- **WRITTEN EXERCISE**: Return all of the data exactly, with nothing left out but the pictures.

------

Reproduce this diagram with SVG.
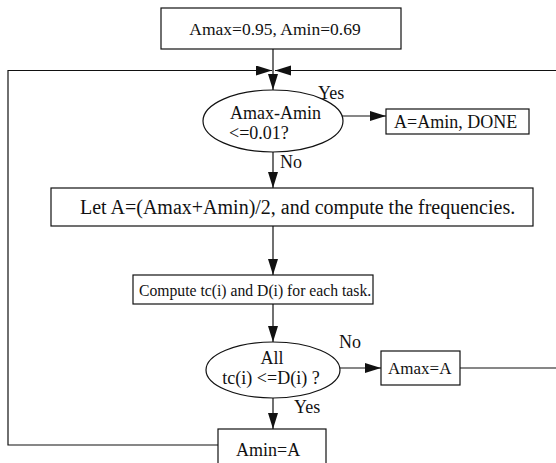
<svg xmlns="http://www.w3.org/2000/svg" width="556" height="463" viewBox="0 0 556 463">
<defs>
<marker id="arr" markerUnits="userSpaceOnUse" markerWidth="17" markerHeight="11" refX="16" refY="5" orient="auto">
<path d="M0,0 L16,5 L0,10 z" fill="#111"/>
</marker>
<style>
.box{fill:#fff;stroke:#111;stroke-width:1.2}
.t{font-family:"Liberation Serif","Times New Roman",serif;font-size:18px;fill:#111}
.c{text-anchor:middle}
.ln{fill:none;stroke:#111;stroke-width:1.2}
</style>
</defs>
<rect width="556" height="463" fill="#fff"/>
<g id="connectors">
<line class="ln" x1="273" y1="49" x2="273" y2="90" marker-end="url(#arr)"/>
<path class="ln" d="M218,445 H8 V70.5 H272" marker-end="url(#arr)"/>
<path class="ln" d="M460,368 H560 V70.5 H275" marker-end="url(#arr)"/>
<line class="ln" x1="342" y1="116" x2="386" y2="116" marker-end="url(#arr)"/>
<line class="ln" x1="273" y1="152" x2="273" y2="188" marker-end="url(#arr)"/>
<line class="ln" x1="273" y1="226" x2="273" y2="275" marker-end="url(#arr)"/>
<line class="ln" x1="273" y1="304" x2="273" y2="342" marker-end="url(#arr)"/>
<line class="ln" x1="339" y1="368" x2="381" y2="368" marker-end="url(#arr)"/>
<line class="ln" x1="273" y1="398" x2="273" y2="429" marker-end="url(#arr)"/>
<text class="t" x="318" y="99">Yes</text>
<text class="t" x="280" y="168">No</text>
<text class="t" x="339" y="348">No</text>
<text class="t" x="294" y="413">Yes</text>
</g>
<g id="init">
<rect class="box" x="161" y="8" width="240" height="41"/>
<text class="t c" x="275" y="35" style="font-size:17.5px">Amax=0.95, Amin=0.69</text>
</g>
<g id="check-done">
<ellipse class="box" cx="273" cy="121" rx="70" ry="31"/>
<text class="t" x="230" y="119">Amax-Amin</text>
<text class="t" x="229" y="139">&lt;=0.01?</text>
</g>
<g id="done">
<rect class="box" x="386" y="109" width="143" height="25"/>
<text class="t" x="394" y="128">A=Amin, DONE</text>
</g>
<g id="compute-freq">
<rect class="box" x="51" y="188" width="482" height="38"/>
<text class="t" x="80" y="214" style="font-size:20px">Let A=(Amax+Amin)/2, and compute the frequencies.</text>
</g>
<g id="compute-tc">
<rect class="box" x="133" y="275" width="240" height="29"/>
<text class="t" x="139" y="296" style="font-size:15.7px">Compute tc(i) and D(i) for each task.</text>
</g>
<g id="check-deadline">
<ellipse class="box" cx="273" cy="370" rx="67" ry="28"/>
<text class="t c" x="272" y="364">All</text>
<text class="t c" x="271" y="384">tc(i) &lt;=D(i) ?</text>
</g>
<g id="set-amax">
<rect class="box" x="381" y="351" width="79" height="34"/>
<text class="t" x="388" y="374" style="font-size:17px">Amax=A</text>
</g>
<g id="set-amin">
<rect class="box" x="218" y="429" width="108" height="41"/>
<text class="t" x="236" y="456">Amin=A</text>
</g>
</svg>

------

- **RESPONSE TO THIS EXERCISE**:
Reproduce this diagram with SVG.
<svg xmlns="http://www.w3.org/2000/svg" width="556" height="463" viewBox="0 0 556 463">
<defs>
<marker id="arr" markerUnits="userSpaceOnUse" markerWidth="17" markerHeight="11" refX="16" refY="5" orient="auto">
<path d="M0,0 L16,5 L0,10 z" fill="#111"/>
</marker>
<style>
.box{fill:#fff;stroke:#111;stroke-width:1.2}
.t{font-family:"Liberation Serif","Times New Roman",serif;font-size:18px;fill:#111}
.c{text-anchor:middle}
.ln{fill:none;stroke:#111;stroke-width:1.2}
</style>
</defs>
<rect width="556" height="463" fill="#fff"/>
<g id="connectors">
<line class="ln" x1="273" y1="49" x2="273" y2="90" marker-end="url(#arr)"/>
<path class="ln" d="M218,445 H8 V70.5 H272" marker-end="url(#arr)"/>
<path class="ln" d="M460,368 H560 V70.5 H275" marker-end="url(#arr)"/>
<line class="ln" x1="342" y1="116" x2="386" y2="116" marker-end="url(#arr)"/>
<line class="ln" x1="273" y1="152" x2="273" y2="188" marker-end="url(#arr)"/>
<line class="ln" x1="273" y1="226" x2="273" y2="275" marker-end="url(#arr)"/>
<line class="ln" x1="273" y1="304" x2="273" y2="342" marker-end="url(#arr)"/>
<line class="ln" x1="339" y1="368" x2="381" y2="368" marker-end="url(#arr)"/>
<line class="ln" x1="273" y1="398" x2="273" y2="429" marker-end="url(#arr)"/>
<text class="t" x="318" y="99">Yes</text>
<text class="t" x="280" y="168">No</text>
<text class="t" x="339" y="348">No</text>
<text class="t" x="294" y="413">Yes</text>
</g>
<g id="init">
<rect class="box" x="161" y="8" width="240" height="41"/>
<text class="t c" x="275" y="35" style="font-size:17.5px">Amax=0.95, Amin=0.69</text>
</g>
<g id="check-done">
<ellipse class="box" cx="273" cy="121" rx="70" ry="31"/>
<text class="t" x="230" y="119">Amax-Amin</text>
<text class="t" x="229" y="139">&lt;=0.01?</text>
</g>
<g id="done">
<rect class="box" x="386" y="109" width="143" height="25"/>
<text class="t" x="394" y="128">A=Amin, DONE</text>
</g>
<g id="compute-freq">
<rect class="box" x="51" y="188" width="482" height="38"/>
<text class="t" x="80" y="214" style="font-size:20px">Let A=(Amax+Amin)/2, and compute the frequencies.</text>
</g>
<g id="compute-tc">
<rect class="box" x="133" y="275" width="240" height="29"/>
<text class="t" x="139" y="296" style="font-size:15.7px">Compute tc(i) and D(i) for each task.</text>
</g>
<g id="check-deadline">
<ellipse class="box" cx="273" cy="370" rx="67" ry="28"/>
<text class="t c" x="272" y="364">All</text>
<text class="t c" x="271" y="384">tc(i) &lt;=D(i) ?</text>
</g>
<g id="set-amax">
<rect class="box" x="381" y="351" width="79" height="34"/>
<text class="t" x="388" y="374" style="font-size:17px">Amax=A</text>
</g>
<g id="set-amin">
<rect class="box" x="218" y="429" width="108" height="41"/>
<text class="t" x="236" y="456">Amin=A</text>
</g>
</svg>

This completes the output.